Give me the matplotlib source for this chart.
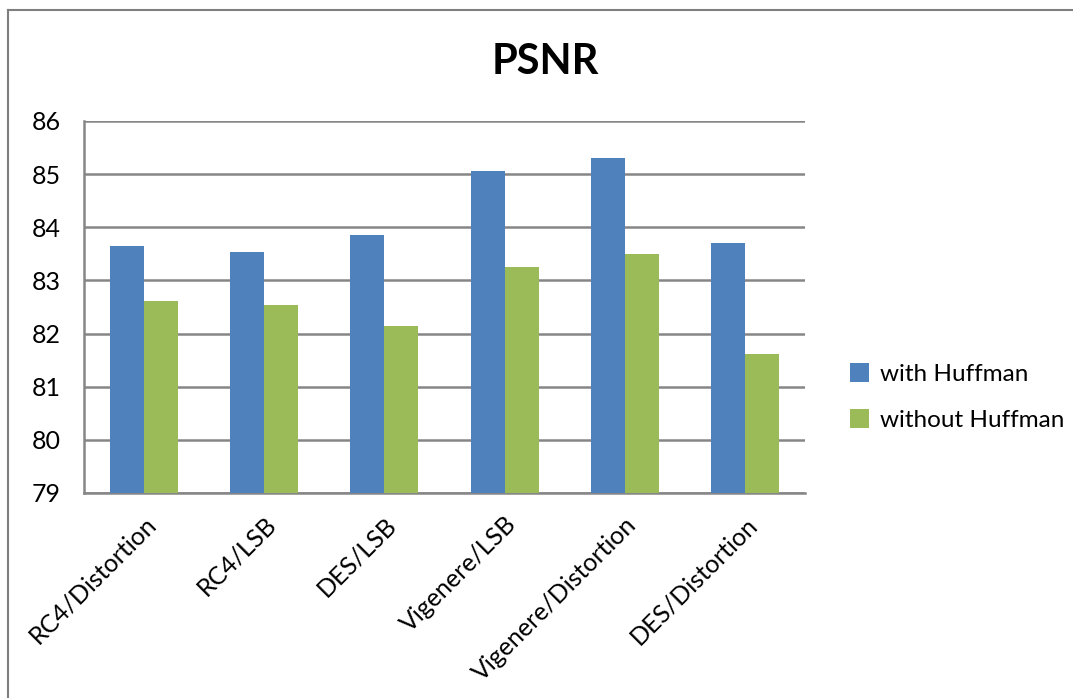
import matplotlib
matplotlib.use("Agg")
import matplotlib.pyplot as plt
from matplotlib.lines import Line2D
import numpy as np

plt.rcParams['font.family'] = ['Lato', 'DejaVu Sans']

methods = ["RC4/Distortion", "RC4/LSB", "DES/LSB", "Vigenere/LSB",
           "Vigenere/Distortion", "DES/Distortion"]
with_huffman = [83.64, 83.54, 83.85, 85.05, 85.30, 83.70]
without_huffman = [82.62, 82.53, 82.15, 83.26, 83.50, 81.62]
series_names = ["with Huffman", "without Huffman"]
yticks = [79, 80, 81, 82, 83, 84, 85, 86]

blue = "#4f81bd"
green = "#9bbb59"
gridc = "#868686"

fig = plt.figure(figsize=[10.73, 6.98], dpi=100)
W, H = 1073, 698
# plot area in pixels: x 84..805, y 121..493
ax = fig.add_axes([84 / W, 1 - 493 / H, (805 - 84) / W, (493 - 121) / H])

x = np.arange(len(methods))
bw = 0.283
ax.bar(x - bw / 2, np.array(with_huffman) - 79, bw, bottom=79, color=blue,
       label=series_names[0], zorder=3)
ax.bar(x + bw / 2, np.array(without_huffman) - 79, bw, bottom=79, color=green,
       label=series_names[1], zorder=3)

ax.set_xlim(-0.5, len(methods) - 0.5)
ax.set_ylim(79, 86)
ax.set_yticks(yticks)
ax.yaxis.grid(True, color=gridc, linewidth=1.8, zorder=0)
ax.set_axisbelow(True)
for s in ["top", "right"]:
    ax.spines[s].set_visible(False)
for s in ["left", "bottom"]:
    ax.spines[s].set_color(gridc)
    ax.spines[s].set_linewidth(1.8)
ax.tick_params(axis="y", length=0, pad=17, labelsize=18)
ax.tick_params(axis="x", length=0, pad=14, labelsize=18)
ax.set_xticks(x)
ax.set_xticklabels(methods, rotation=45, ha="right", rotation_mode="anchor")

fig.text(545 / W, 1 - 62 / H, "PSNR", ha="center", va="center",
         fontsize=30, fontweight="bold")

ax.legend(loc="center left", bbox_to_anchor=(828 / W, 1 - 397 / H),
          bbox_transform=fig.transFigure, frameon=False, fontsize=17.5,
          handlelength=0.8, handleheight=0.8, handletextpad=0.45,
          labelspacing=1.0)

# page frame: top and left edges
for xs, ys in [([8, 1073], [10, 10]), ([8, 8], [10, 698])]:
    fig.add_artist(Line2D([v / W for v in xs], [1 - v / H for v in ys],
                          color="#7f7f7f", linewidth=1.5))

fig.savefig("out.png", dpi=100)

- - -

● EXERCISE BRIEF
Could the lines from the top of the material through the line with "yticks = [79, 80, 81, 82, 83, 84, 85, 86]" be repeated exactly, pictures left out?

● TASK RESPONSE
Give me the matplotlib source for this chart.
import matplotlib
matplotlib.use("Agg")
import matplotlib.pyplot as plt
from matplotlib.lines import Line2D
import numpy as np

plt.rcParams['font.family'] = ['Lato', 'DejaVu Sans']

methods = ["RC4/Distortion", "RC4/LSB", "DES/LSB", "Vigenere/LSB",
           "Vigenere/Distortion", "DES/Distortion"]
with_huffman = [83.64, 83.54, 83.85, 85.05, 85.30, 83.70]
without_huffman = [82.62, 82.53, 82.15, 83.26, 83.50, 81.62]
series_names = ["with Huffman", "without Huffman"]
yticks = [79, 80, 81, 82, 83, 84, 85, 86]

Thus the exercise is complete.